Am Donnerstag, dem 30.04.2026 um 16:14 +0200 schrieb Jakub Jelinek via Gcc:
> On Thu, Apr 30, 2026 at 04:54:02PM +0300, Yair Lenga wrote:
> > Thanks for taking the time.
> > My focus is on the C compiler. Assuming the enum "metadata" is stored
> > in a structure/variables that are readable by the program - can C
> > programs access it ? Does it apply to "C" enums, or only to "C++" enum
> > classes.
>
> Any kind of enum.
> It is roughly
> #include <meta>
>
> template <typename E>
> constexpr const char *
> enum_to_string (E v)
> {
> template for (constexpr auto e : std::define_static_array (enumerators_of
> (^^E)))
> if (v == [:e:])
> return std::define_static_string (identifier_of (e));
> return nullptr;
> }
>
> example of how it can be used:
> enum E { F, G, H } i;
>
> int
> main ()
> {
> const char *f = enum_to_string (F);
> const char *g = enum_to_string (G);
> const char *h = enum_to_string (H);
> const char *j = enum_to_string (i);
> }
> Of course, if compiled with C++26 for use in C, one would need to
> wrap it in a wrapper, one per enum so that C can use it.

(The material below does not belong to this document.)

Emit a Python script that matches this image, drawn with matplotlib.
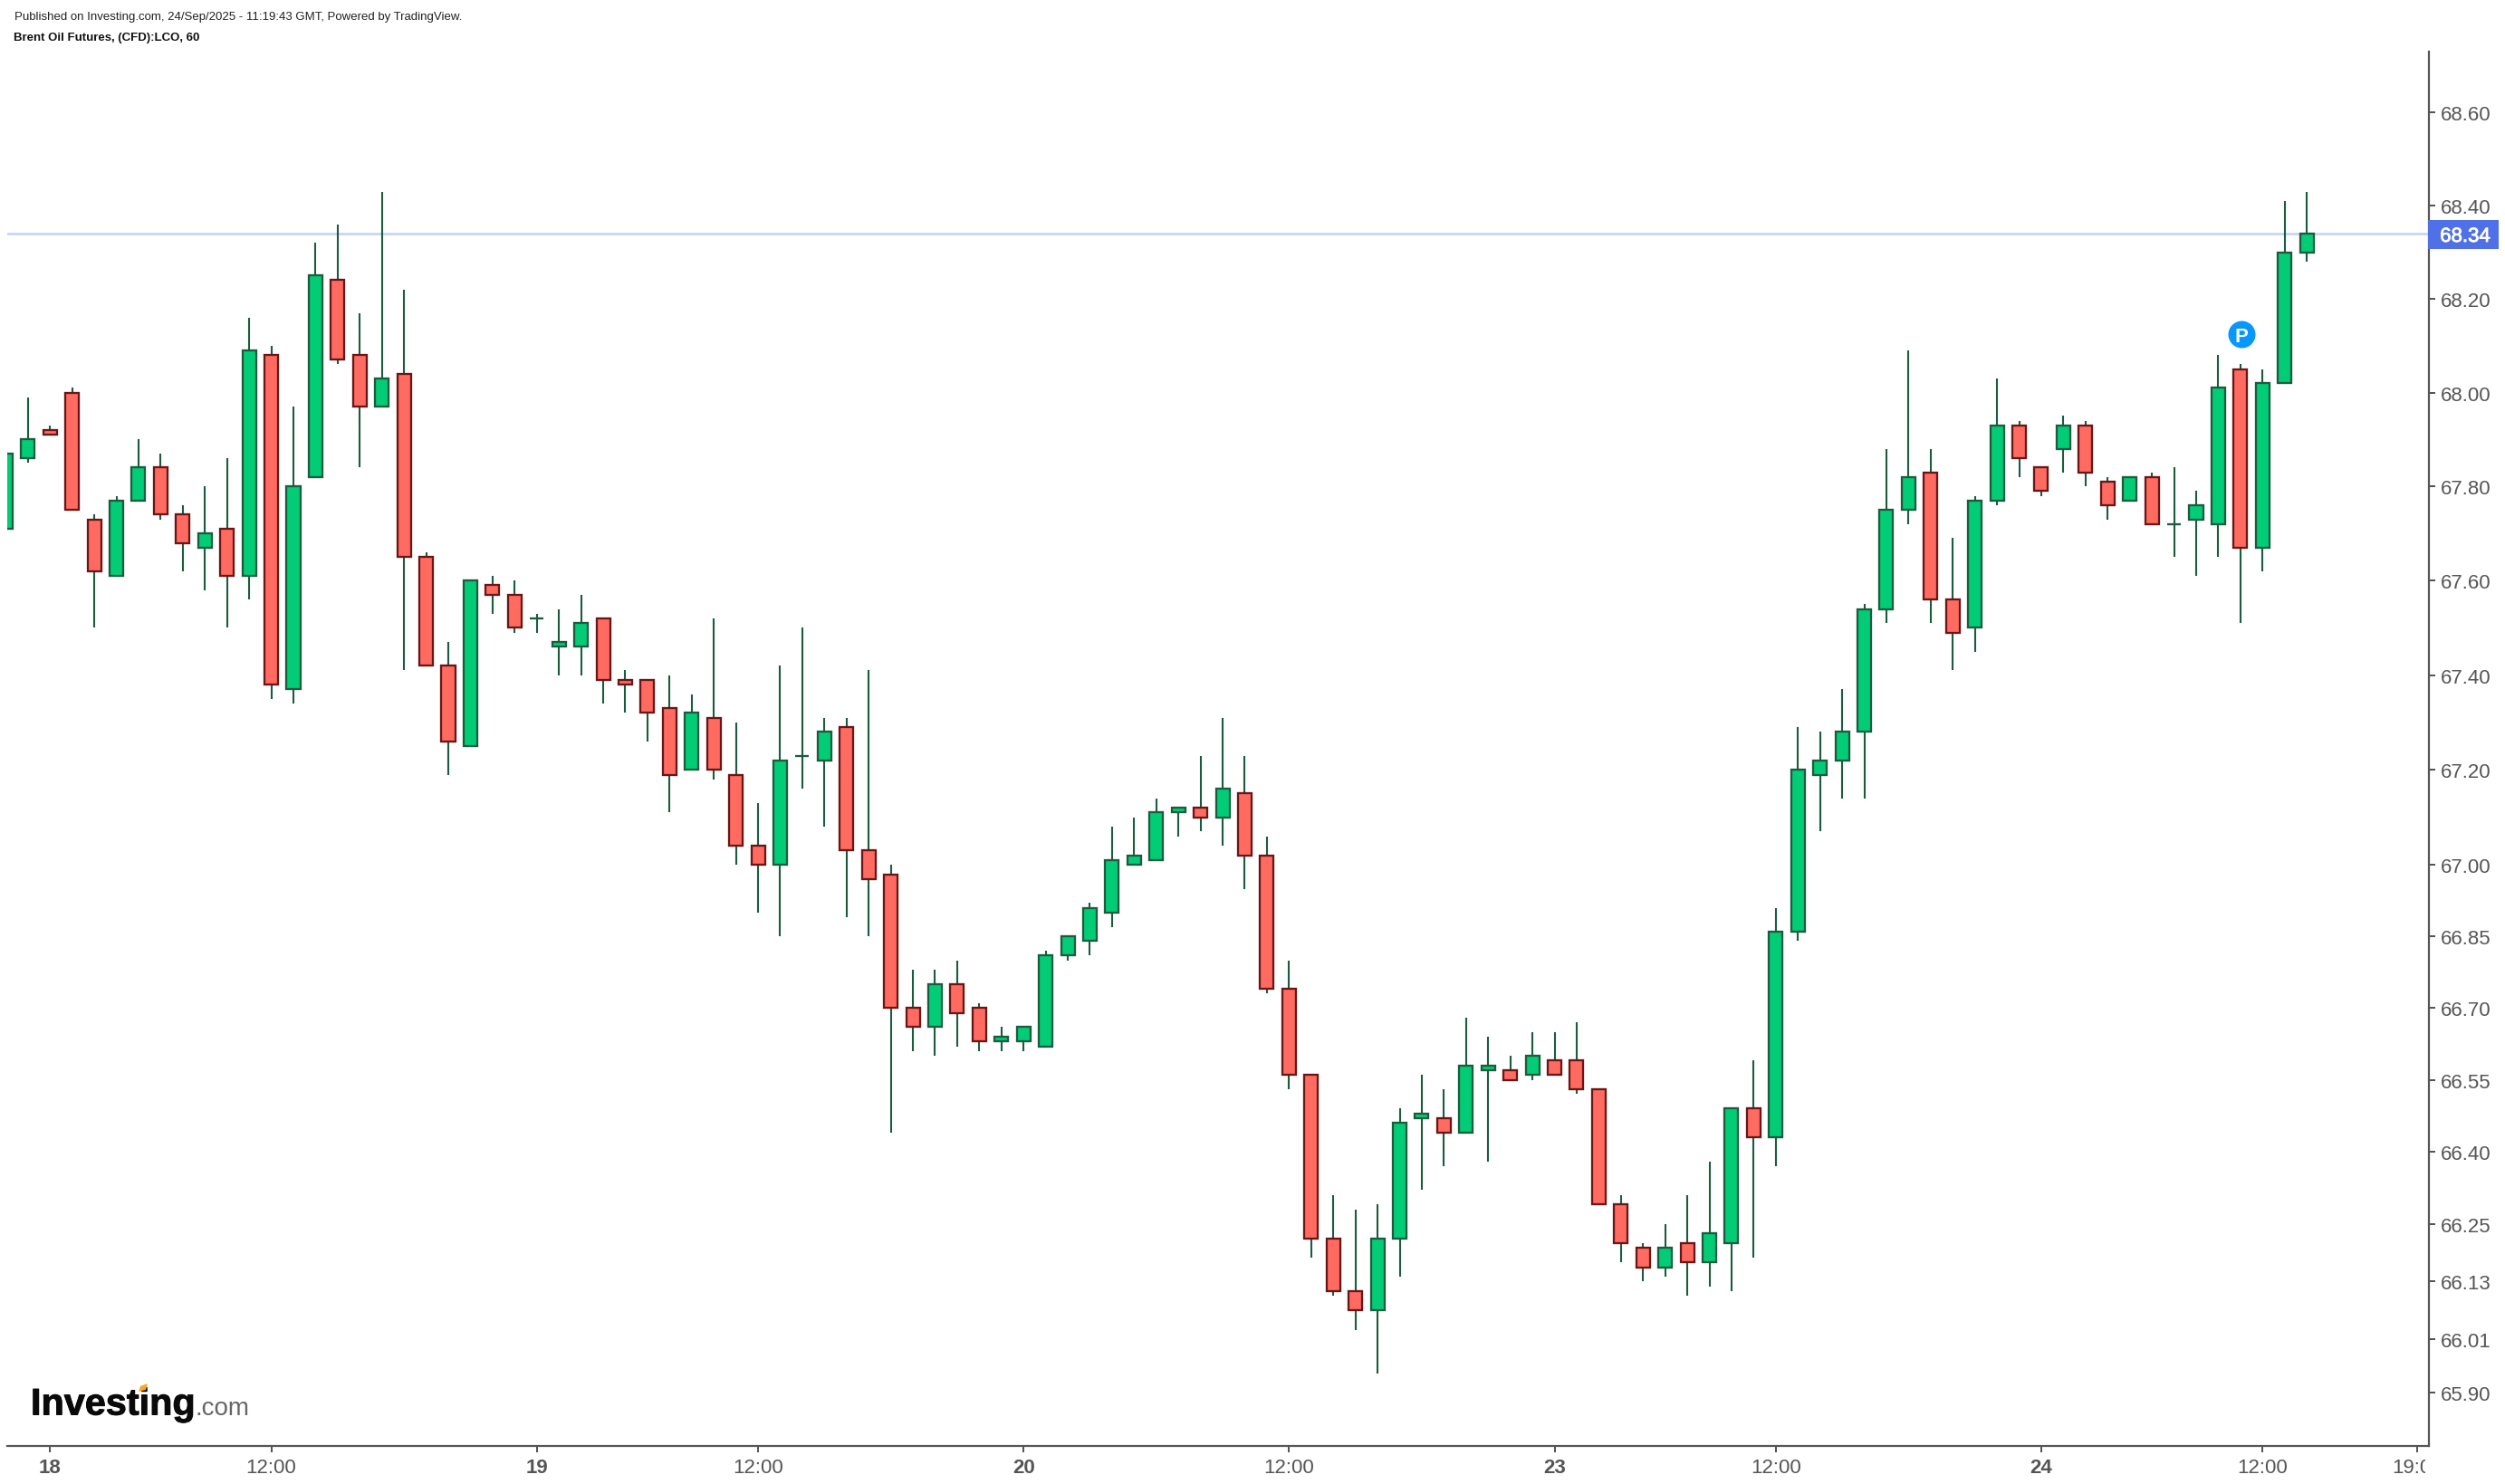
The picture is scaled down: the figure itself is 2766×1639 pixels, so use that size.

> Also, note the above function when not evaluated at compile time doesn't
> have a switch but a series of ifs, but e.g. GCC when optimizing ought to
> transform that into a switch and later perhaps into an array access or
> whatever is appropriate based on how dense the enumerals in the enumeration
> type are, how many etc.
>
> Jakub
BTW: I often felt the need for a type-to-string serialization
builtin in C. This would be incredible useful for many things.